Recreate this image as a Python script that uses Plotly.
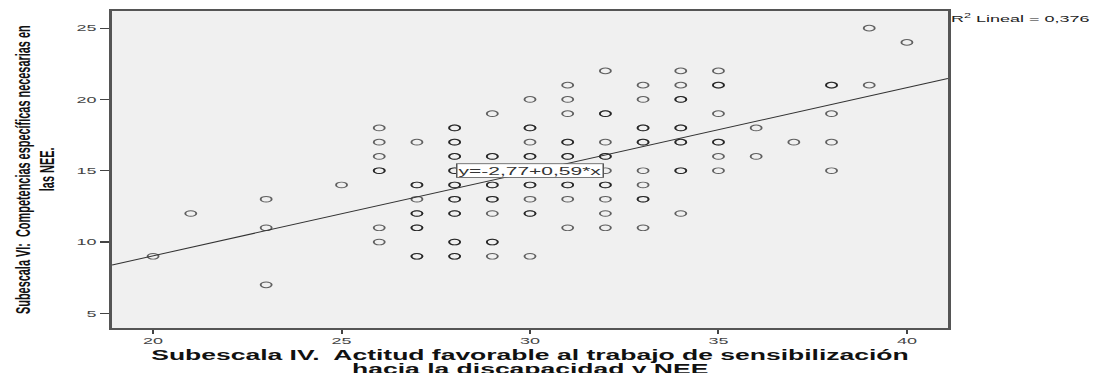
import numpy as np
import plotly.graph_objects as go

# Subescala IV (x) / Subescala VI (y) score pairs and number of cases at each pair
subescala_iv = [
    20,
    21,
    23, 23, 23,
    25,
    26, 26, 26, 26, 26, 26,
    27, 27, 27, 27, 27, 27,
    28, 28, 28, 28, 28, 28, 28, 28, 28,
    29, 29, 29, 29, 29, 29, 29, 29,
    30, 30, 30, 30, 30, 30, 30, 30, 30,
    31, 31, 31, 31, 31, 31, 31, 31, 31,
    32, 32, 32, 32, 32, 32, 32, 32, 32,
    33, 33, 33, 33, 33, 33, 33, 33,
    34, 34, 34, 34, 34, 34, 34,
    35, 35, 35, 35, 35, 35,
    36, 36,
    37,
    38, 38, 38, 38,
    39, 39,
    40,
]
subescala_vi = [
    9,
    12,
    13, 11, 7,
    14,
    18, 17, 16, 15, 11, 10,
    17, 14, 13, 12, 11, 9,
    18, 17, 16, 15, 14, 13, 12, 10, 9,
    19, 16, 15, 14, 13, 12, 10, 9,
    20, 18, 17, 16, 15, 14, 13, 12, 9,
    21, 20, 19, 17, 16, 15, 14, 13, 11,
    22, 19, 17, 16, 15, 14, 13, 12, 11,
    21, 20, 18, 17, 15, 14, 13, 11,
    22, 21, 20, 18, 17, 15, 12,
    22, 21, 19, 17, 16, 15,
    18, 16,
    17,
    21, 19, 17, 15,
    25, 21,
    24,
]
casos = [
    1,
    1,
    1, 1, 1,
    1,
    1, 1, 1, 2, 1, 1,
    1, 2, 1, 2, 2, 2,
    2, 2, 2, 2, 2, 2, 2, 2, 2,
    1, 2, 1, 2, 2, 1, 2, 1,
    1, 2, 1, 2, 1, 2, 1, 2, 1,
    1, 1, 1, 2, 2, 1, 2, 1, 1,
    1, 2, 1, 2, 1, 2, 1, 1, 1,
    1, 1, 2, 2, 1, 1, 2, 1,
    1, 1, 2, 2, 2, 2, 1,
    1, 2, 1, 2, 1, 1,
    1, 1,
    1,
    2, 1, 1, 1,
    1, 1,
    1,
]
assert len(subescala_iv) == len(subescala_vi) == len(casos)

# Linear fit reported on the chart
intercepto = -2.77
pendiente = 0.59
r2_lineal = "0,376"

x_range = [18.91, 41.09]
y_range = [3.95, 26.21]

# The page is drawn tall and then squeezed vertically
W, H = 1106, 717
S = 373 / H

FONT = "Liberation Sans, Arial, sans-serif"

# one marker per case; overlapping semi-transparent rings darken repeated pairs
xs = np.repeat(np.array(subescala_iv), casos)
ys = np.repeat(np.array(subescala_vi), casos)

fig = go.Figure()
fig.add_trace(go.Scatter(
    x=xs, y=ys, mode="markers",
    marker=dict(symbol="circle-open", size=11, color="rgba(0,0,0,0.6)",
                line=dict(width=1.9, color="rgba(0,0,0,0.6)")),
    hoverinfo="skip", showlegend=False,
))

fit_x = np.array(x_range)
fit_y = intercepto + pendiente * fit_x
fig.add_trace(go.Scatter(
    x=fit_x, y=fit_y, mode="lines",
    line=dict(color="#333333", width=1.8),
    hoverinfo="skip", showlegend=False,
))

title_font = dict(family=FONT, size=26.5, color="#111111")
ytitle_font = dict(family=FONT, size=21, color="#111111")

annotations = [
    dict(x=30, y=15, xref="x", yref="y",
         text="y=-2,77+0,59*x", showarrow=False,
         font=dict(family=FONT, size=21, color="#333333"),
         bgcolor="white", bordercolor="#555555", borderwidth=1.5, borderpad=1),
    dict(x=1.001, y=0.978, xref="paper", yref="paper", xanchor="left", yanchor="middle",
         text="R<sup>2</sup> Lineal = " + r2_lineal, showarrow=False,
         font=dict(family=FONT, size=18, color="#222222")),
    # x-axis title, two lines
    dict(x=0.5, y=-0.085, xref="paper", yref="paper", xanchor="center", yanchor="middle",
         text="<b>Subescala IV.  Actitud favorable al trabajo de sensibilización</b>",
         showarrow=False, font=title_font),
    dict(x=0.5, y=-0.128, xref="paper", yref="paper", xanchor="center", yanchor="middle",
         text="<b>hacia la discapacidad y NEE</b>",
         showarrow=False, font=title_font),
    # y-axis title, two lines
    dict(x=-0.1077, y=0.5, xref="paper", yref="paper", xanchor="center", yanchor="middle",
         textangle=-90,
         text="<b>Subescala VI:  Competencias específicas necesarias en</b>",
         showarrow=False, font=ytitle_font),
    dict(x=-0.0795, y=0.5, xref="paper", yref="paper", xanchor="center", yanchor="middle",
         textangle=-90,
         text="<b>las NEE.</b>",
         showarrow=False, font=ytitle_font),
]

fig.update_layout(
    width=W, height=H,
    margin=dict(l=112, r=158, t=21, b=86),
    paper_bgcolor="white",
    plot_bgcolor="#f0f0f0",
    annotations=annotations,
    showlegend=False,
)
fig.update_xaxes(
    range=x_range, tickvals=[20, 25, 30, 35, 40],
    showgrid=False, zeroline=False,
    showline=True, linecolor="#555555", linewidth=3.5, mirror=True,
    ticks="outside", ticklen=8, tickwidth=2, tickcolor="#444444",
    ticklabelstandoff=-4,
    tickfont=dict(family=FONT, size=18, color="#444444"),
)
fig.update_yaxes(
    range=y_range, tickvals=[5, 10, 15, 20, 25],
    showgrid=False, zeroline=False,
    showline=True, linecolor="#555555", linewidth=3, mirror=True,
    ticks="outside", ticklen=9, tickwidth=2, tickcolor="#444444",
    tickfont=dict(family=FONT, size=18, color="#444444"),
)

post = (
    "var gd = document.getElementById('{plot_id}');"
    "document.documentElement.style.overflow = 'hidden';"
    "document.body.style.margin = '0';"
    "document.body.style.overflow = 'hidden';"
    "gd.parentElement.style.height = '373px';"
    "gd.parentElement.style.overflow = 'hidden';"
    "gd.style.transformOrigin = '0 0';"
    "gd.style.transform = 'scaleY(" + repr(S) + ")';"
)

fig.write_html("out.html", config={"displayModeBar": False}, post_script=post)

------------------------------------------------

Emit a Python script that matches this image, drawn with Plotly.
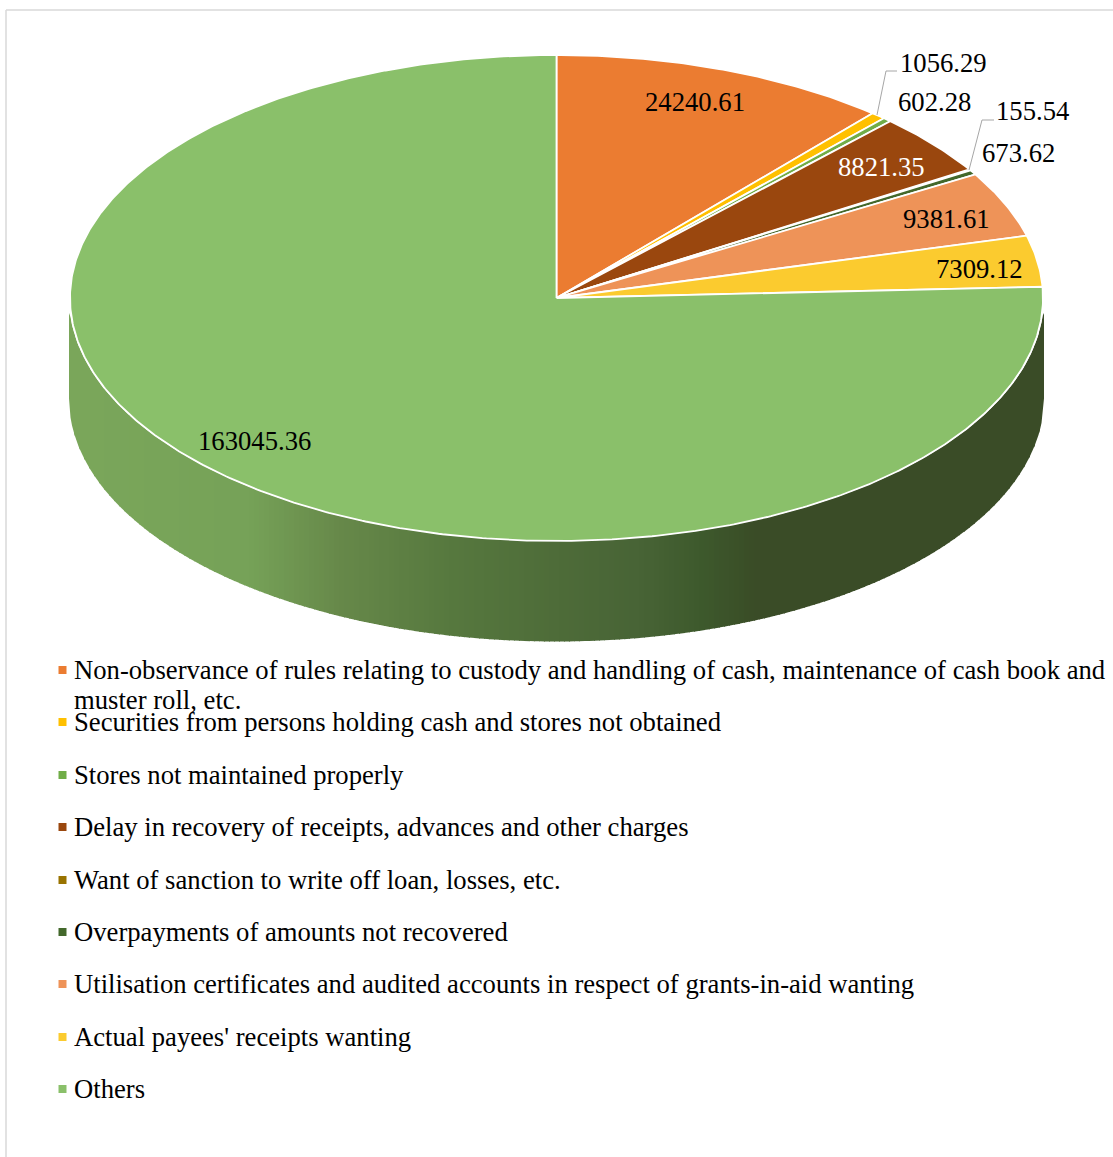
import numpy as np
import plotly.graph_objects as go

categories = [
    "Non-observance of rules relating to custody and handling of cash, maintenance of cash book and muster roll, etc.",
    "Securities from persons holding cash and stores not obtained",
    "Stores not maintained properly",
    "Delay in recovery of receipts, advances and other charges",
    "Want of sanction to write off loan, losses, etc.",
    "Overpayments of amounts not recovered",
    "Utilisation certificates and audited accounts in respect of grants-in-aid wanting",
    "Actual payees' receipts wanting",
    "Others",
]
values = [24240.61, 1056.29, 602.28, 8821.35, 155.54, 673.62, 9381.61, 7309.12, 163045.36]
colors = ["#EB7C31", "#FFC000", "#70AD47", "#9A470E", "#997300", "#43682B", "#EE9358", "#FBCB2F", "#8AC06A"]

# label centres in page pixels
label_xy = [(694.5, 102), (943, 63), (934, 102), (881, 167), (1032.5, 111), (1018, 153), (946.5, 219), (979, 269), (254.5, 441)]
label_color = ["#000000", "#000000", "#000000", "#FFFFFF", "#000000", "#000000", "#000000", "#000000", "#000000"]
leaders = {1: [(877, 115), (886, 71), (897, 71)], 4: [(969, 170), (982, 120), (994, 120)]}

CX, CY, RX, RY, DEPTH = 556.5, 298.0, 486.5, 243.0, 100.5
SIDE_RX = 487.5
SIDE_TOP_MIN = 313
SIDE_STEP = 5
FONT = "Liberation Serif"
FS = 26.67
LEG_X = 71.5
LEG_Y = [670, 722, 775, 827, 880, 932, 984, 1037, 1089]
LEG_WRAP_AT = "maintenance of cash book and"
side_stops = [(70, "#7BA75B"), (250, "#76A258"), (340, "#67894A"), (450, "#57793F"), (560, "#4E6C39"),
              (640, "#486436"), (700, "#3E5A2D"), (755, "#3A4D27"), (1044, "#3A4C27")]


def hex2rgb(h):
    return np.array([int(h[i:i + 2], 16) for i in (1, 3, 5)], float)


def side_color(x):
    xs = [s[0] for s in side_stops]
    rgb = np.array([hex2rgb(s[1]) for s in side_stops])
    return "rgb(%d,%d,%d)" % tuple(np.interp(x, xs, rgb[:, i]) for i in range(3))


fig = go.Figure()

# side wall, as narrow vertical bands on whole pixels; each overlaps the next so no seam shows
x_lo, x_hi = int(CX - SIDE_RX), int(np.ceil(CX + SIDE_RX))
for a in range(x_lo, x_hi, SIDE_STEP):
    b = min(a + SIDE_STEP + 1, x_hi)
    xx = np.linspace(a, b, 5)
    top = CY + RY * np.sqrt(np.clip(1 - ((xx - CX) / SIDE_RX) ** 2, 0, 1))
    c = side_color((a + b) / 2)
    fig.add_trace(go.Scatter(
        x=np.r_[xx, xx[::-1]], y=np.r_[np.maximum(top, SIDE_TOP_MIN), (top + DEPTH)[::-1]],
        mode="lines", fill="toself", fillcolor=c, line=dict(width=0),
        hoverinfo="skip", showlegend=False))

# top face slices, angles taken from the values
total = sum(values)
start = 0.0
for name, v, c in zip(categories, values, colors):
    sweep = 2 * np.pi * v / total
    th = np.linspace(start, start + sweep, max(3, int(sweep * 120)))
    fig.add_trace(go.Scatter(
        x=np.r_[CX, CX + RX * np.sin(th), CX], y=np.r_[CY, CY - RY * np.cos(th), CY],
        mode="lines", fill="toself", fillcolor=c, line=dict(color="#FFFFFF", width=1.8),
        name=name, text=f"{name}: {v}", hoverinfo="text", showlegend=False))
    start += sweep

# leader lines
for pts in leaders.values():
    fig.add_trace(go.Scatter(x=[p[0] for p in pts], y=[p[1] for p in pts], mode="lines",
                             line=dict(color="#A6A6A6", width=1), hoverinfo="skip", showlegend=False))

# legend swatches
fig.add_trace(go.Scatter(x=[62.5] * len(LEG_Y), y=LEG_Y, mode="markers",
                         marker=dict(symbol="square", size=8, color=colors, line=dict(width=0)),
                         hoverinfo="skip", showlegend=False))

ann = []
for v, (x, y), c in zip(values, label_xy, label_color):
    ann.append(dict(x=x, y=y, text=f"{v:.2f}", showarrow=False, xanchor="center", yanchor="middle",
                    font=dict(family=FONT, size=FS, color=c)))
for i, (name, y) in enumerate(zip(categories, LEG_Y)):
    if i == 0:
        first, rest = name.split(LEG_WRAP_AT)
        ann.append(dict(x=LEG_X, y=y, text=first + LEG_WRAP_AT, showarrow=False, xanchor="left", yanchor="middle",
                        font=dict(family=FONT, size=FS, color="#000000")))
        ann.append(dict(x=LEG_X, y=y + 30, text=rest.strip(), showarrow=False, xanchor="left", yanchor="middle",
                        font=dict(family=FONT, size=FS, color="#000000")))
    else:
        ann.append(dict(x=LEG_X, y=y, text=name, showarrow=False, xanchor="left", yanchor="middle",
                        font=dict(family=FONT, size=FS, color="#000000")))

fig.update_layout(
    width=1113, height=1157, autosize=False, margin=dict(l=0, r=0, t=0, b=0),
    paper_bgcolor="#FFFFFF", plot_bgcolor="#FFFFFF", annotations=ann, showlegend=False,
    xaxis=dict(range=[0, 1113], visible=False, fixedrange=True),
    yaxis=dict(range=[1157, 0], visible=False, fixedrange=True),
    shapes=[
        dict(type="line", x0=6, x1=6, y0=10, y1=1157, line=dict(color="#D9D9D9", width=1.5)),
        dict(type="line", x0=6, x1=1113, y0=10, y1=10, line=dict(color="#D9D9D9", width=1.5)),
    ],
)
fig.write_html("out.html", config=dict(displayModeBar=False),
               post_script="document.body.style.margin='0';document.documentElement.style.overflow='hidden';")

------------------------------------------------

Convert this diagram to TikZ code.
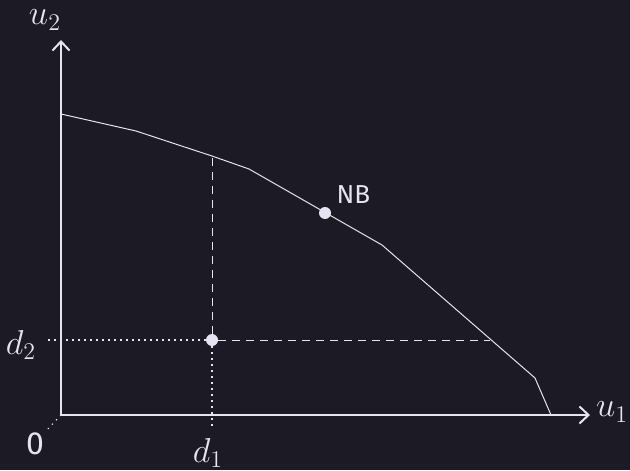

------------------------------------------------

**EXERCISE:** Your task is to collect every line above that contains the word "drawn".

**RESPONSE TO THIS TASK:**
# The page is drawn tall and then squeezed vertically
Emit a Python script that matches this image, drawn with Plotly.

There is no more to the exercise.